Thimblerig, AKA the Shell Game

Most of us have this game; sometimes on a street corner, at a bar, or at a party. Using three cups with a coin, a bottle cap, or a pea, the con artist hides the object under a cup and quickly shuffles the three cups around. Your job is to bet which cup covers the object. Of course, the con snatches up your money, as you have chosen the wrong cup. You are mystified by this two-hundred-year-old trick–and out five bucks!

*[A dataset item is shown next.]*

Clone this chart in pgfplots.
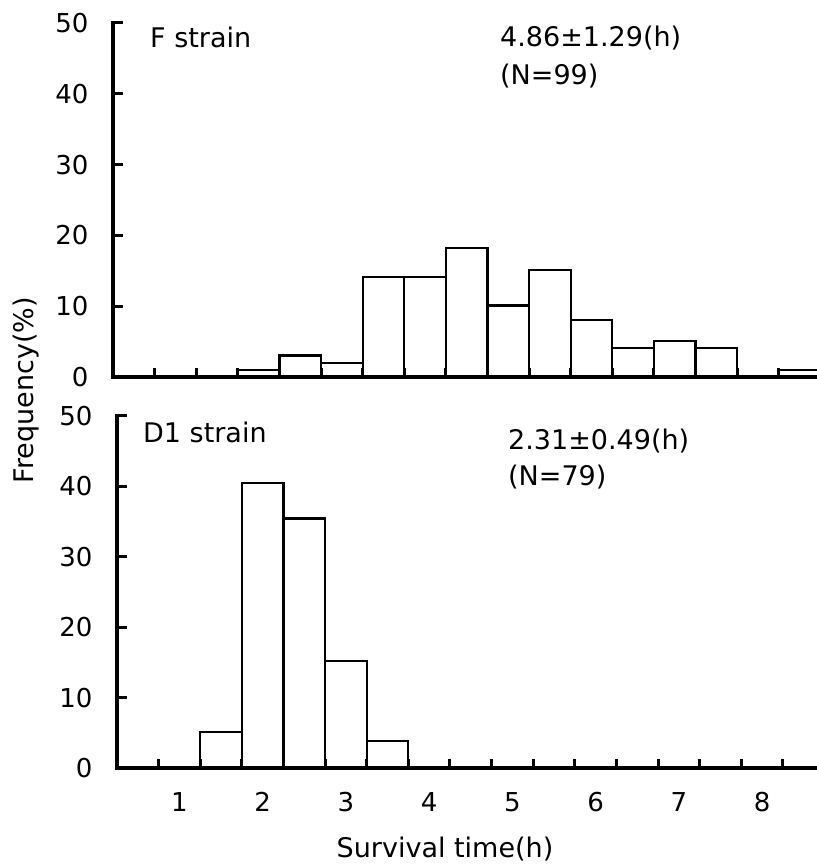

Me? I discovered this week I, too, was a victim several weeks ago at a garden center, where some sick, deranged fool switched the identifying stakes in the tomato plants. I thought I bought “Better Boy” and “Celebrity” tomato plants, but after five straight days of rain and three weeks of desert sun, the vines were a sea of green small balls. Damn! Cherry tomatoes! What good is a bushel of cherry tomatoes? Megamillions of seeds to lodge in my teeth and wreck havoc in my digestive track. I certainly was in no mood to grind them into salsa, nor cook them down and strain all the seeds.

My only choice was to remove the plants, go buy new ones, hope the weather cooperated, and I’d reap a crop. “Do you think it’s too late to plant these?”

“Not sure, ma’am,” said the guy in the garden center. “Depends on the weather.”

Duh. “The only reason I have to is I got snookered by Thimblerig!”

He looked at me quizzically. “Uh, what?”

“Thimblerig. The Shell Game. Someone switched out the stakes in your plants; I thought I was buying big tomatoes, not cherry tomatoes. I’m not wasting my time and my water bill on dumb little cherries.”

“Ha, I hear ya! I got gut problems, too. Let me tell you a story about my friend who bought his kid a pygmy pig and ended up with a 400-pound sow.”

By the end of his story, I was regaled in laughter. Yes, Suzanne, there’s a lot worse things than buying cherry tomato plants.

Don’t Dictate My Diet

On my return flight to Phoenix last week, I had a first class seat. Since it was an early flight, allegedly breakfast would be served. What I was handed was a cardboard box labeled: All Day Vegetarian Meal. When I opened the box, I was stunned.

Four grapes and two blueberries in a cup. A sliver of cheese, two crackers, a slice of Lemon Chia bread, a Chia energy bar, and Chia trail mix. (WTH is Chia anyway, and why is it good for me?) Since when did Americans become a nation of vegetarians? Of course, this event sent me on a search, and what I discovered is approximately 4% of Americans are vegetarians. The math is easy–96% of us eat some kind of meat.

I’ve a young friend who is so committed to her vegetarianism she won’t eat cheese if there’s also meat products on the charcuterie board. Another friend is overtly large, but a vegan. How is that possible? I’d starve to death! Now, I certainly don’t choose my friends based on their dietary habits. They can pick and choose what they eat when they’re at my house.

But the numbers speak for themselves. Why does the airline cater to 4% of the population? Why not, at least, provide a Slim Jim for the rest of us?